▶ DIRECTIVE
Keep pictures out. Copy exactly the lines from the one containing "Give me the Plotly source for this chart." to the one containing "import plotly.graph_objects as go", endpoints included.

▶ RECORD EXCERPTS
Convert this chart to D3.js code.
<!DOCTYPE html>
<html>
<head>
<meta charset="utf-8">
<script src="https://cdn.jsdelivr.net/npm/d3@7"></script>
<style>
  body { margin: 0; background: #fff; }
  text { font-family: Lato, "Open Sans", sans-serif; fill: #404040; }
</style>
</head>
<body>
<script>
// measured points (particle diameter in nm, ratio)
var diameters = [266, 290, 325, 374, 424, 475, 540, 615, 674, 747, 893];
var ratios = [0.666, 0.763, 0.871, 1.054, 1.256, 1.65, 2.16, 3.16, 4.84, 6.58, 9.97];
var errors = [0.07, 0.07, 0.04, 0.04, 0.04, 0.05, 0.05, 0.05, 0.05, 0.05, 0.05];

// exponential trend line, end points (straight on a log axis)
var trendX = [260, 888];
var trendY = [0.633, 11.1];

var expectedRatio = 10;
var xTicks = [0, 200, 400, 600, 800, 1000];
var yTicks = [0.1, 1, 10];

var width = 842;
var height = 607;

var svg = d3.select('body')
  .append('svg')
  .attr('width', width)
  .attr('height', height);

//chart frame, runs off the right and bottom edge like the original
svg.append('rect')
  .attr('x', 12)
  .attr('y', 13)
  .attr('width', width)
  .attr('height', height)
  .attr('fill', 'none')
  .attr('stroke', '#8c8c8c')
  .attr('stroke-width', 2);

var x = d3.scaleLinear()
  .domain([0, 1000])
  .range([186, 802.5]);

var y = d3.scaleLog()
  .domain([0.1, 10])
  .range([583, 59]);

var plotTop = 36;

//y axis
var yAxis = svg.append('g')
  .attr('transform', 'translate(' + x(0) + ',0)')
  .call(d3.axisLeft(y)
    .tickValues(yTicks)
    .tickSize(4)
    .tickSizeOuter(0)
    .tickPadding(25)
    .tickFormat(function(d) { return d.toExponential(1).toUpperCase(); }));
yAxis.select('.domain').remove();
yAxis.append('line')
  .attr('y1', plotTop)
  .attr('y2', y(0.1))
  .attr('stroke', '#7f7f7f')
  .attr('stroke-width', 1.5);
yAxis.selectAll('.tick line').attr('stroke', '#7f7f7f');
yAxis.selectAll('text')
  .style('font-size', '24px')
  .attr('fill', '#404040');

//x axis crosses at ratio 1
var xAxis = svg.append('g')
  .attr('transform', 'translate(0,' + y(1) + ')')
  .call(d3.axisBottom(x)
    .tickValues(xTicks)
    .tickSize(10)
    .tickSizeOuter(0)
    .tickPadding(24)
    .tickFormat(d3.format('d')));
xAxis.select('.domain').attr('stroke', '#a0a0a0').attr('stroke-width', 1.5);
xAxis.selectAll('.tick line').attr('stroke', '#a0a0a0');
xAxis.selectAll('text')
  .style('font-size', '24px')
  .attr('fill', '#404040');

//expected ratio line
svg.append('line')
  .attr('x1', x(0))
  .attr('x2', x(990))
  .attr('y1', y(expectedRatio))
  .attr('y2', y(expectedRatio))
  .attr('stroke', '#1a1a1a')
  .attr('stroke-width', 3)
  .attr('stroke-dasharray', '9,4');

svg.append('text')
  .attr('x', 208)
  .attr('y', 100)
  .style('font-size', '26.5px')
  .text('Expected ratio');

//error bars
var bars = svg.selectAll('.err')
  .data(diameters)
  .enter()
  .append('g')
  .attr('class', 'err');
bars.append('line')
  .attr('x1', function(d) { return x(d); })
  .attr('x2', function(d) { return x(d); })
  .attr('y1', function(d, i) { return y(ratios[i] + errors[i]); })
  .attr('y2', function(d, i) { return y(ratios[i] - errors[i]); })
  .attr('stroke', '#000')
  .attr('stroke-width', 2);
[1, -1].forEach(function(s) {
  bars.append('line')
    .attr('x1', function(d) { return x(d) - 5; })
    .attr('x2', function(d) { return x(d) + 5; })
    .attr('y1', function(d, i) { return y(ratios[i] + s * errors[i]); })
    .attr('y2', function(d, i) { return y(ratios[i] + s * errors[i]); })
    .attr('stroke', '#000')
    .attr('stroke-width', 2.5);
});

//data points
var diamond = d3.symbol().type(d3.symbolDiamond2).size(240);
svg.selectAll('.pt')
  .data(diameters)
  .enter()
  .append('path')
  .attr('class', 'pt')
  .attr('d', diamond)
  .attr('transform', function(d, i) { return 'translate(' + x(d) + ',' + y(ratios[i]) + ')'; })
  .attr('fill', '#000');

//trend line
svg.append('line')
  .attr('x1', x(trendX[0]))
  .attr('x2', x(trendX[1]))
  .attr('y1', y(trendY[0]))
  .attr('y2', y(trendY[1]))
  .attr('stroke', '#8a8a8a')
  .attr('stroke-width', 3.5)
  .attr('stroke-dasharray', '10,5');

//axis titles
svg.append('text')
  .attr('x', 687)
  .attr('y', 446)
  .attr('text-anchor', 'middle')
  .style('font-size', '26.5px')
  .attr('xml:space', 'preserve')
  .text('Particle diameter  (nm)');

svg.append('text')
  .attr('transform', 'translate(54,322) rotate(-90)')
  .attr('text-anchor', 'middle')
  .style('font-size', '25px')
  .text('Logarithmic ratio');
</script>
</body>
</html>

---

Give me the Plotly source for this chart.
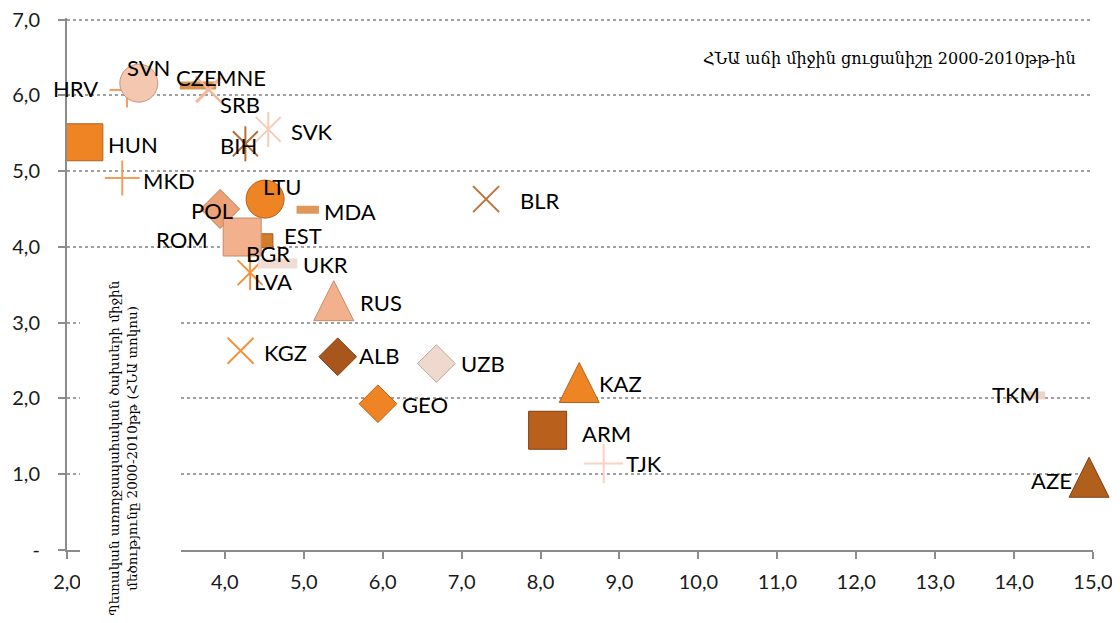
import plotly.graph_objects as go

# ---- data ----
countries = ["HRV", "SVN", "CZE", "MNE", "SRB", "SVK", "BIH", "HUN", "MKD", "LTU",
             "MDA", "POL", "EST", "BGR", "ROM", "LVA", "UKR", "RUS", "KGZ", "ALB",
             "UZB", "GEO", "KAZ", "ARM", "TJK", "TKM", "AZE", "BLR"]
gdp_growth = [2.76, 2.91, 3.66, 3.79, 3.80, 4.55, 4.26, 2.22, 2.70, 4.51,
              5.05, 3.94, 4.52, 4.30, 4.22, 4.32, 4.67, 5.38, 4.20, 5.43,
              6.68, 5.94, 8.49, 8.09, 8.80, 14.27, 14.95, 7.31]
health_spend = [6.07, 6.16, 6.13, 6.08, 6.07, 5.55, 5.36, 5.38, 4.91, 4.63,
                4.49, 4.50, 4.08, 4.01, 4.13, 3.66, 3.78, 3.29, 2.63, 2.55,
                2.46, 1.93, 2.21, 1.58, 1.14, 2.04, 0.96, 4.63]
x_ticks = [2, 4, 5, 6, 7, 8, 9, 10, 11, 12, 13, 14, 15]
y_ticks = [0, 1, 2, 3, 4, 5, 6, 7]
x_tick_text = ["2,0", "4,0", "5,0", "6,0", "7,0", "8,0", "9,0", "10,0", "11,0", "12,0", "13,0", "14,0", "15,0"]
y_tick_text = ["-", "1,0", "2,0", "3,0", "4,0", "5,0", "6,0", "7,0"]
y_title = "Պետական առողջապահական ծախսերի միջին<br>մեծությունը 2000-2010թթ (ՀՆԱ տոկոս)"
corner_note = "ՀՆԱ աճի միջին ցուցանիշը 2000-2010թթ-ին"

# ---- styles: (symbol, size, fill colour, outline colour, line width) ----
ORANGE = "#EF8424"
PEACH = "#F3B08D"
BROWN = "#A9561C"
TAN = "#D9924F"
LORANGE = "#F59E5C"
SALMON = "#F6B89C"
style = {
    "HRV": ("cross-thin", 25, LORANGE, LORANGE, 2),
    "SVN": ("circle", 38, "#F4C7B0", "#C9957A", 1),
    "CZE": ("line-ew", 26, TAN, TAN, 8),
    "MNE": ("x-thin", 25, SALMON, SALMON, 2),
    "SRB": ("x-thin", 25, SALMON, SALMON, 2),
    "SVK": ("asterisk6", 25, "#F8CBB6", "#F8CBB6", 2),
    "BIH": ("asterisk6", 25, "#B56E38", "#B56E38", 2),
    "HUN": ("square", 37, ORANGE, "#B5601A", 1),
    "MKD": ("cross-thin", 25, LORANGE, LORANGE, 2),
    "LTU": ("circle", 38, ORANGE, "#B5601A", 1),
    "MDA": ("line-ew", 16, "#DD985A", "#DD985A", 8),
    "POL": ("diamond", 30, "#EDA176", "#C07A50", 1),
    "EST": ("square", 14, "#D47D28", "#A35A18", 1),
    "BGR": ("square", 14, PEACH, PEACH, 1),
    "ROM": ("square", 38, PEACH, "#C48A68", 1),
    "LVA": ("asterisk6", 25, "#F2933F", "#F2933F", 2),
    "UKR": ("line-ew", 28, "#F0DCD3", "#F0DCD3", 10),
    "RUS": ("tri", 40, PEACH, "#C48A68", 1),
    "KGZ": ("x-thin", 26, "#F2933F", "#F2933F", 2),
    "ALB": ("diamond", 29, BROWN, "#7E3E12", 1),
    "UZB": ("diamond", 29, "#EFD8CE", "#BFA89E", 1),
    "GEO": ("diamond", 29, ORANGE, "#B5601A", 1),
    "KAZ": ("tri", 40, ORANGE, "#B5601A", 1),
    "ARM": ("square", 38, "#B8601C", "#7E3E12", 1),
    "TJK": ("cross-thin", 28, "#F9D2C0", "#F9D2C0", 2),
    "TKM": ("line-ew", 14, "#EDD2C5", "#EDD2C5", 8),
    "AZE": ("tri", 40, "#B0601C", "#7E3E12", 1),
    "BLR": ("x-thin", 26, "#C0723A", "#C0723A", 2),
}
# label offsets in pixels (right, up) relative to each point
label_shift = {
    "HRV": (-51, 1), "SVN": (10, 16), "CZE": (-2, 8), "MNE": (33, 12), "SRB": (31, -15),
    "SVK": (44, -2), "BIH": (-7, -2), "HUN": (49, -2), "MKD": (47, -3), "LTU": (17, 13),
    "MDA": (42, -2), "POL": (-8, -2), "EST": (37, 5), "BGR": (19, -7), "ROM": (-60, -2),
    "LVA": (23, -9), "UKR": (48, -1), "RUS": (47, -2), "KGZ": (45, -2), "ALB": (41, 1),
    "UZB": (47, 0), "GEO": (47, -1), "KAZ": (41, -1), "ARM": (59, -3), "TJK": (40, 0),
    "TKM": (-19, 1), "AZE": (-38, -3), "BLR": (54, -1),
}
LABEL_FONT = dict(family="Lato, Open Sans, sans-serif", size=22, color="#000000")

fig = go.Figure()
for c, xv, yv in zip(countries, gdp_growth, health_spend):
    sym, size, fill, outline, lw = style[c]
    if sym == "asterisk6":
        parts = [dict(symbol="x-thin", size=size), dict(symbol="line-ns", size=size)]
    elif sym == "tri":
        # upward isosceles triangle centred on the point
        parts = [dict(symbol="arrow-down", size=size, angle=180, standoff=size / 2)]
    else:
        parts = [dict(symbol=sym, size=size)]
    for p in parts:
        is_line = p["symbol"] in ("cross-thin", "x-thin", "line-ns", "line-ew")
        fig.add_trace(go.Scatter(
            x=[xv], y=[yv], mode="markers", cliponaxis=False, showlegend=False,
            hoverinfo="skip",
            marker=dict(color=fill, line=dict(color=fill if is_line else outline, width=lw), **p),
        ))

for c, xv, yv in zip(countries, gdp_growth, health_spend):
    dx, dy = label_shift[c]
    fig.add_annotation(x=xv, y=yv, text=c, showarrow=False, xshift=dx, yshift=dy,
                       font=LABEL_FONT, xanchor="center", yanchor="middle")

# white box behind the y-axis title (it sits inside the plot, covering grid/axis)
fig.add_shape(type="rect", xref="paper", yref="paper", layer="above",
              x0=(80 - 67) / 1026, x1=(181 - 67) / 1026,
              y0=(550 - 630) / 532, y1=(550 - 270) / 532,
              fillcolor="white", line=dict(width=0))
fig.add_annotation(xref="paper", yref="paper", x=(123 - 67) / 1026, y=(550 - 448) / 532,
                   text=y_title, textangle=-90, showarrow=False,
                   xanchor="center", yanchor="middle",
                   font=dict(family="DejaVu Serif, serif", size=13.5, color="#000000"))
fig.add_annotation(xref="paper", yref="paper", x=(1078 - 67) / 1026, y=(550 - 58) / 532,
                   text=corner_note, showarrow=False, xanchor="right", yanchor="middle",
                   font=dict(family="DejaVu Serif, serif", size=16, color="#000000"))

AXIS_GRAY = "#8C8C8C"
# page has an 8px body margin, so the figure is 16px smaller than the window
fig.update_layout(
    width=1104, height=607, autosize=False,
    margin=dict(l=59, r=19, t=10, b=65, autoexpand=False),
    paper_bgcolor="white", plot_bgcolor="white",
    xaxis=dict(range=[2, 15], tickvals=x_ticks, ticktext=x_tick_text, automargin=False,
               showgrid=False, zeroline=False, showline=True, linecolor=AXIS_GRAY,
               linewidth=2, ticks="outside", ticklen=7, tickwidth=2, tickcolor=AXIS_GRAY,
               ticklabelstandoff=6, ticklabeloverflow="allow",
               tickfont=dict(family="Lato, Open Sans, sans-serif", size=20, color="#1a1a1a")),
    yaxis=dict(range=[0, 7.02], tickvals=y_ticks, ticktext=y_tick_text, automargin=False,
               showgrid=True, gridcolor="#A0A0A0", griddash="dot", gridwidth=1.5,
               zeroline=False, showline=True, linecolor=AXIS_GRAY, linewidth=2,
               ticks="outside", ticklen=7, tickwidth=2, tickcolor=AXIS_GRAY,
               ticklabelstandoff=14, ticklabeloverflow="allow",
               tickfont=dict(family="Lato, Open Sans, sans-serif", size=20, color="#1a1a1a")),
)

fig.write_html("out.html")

* * *

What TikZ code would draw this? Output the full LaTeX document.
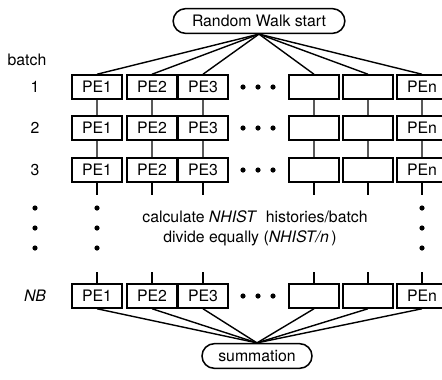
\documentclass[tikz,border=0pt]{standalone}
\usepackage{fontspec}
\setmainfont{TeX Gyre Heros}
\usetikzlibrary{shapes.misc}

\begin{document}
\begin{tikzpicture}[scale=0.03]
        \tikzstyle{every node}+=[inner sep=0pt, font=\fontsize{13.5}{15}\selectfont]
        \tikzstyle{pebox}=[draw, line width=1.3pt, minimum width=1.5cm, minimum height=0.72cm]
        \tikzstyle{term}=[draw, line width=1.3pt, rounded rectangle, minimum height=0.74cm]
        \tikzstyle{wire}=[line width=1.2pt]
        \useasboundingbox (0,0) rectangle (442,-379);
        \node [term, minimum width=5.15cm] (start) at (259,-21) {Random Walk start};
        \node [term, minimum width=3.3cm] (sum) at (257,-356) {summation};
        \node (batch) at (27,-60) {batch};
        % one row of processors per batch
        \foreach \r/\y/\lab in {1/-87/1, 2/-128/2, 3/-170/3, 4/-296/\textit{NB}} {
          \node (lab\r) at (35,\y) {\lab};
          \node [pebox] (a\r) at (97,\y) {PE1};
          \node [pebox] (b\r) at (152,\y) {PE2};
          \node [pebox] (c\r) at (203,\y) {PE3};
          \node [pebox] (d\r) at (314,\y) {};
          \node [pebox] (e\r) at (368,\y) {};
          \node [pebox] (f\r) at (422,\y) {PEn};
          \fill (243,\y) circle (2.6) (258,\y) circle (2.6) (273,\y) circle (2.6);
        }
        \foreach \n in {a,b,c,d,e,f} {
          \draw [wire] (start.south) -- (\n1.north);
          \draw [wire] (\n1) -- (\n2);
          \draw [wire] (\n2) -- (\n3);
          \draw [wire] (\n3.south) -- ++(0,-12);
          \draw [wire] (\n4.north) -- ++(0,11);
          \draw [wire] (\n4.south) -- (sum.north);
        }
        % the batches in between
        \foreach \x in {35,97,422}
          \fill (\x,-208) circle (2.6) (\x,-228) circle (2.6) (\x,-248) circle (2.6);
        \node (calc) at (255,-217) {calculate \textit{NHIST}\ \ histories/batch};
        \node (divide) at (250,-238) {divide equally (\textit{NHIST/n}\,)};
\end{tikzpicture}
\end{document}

▶ RESULT OF THE TASK
Give me the Plotly source for this chart.
import plotly.graph_objects as go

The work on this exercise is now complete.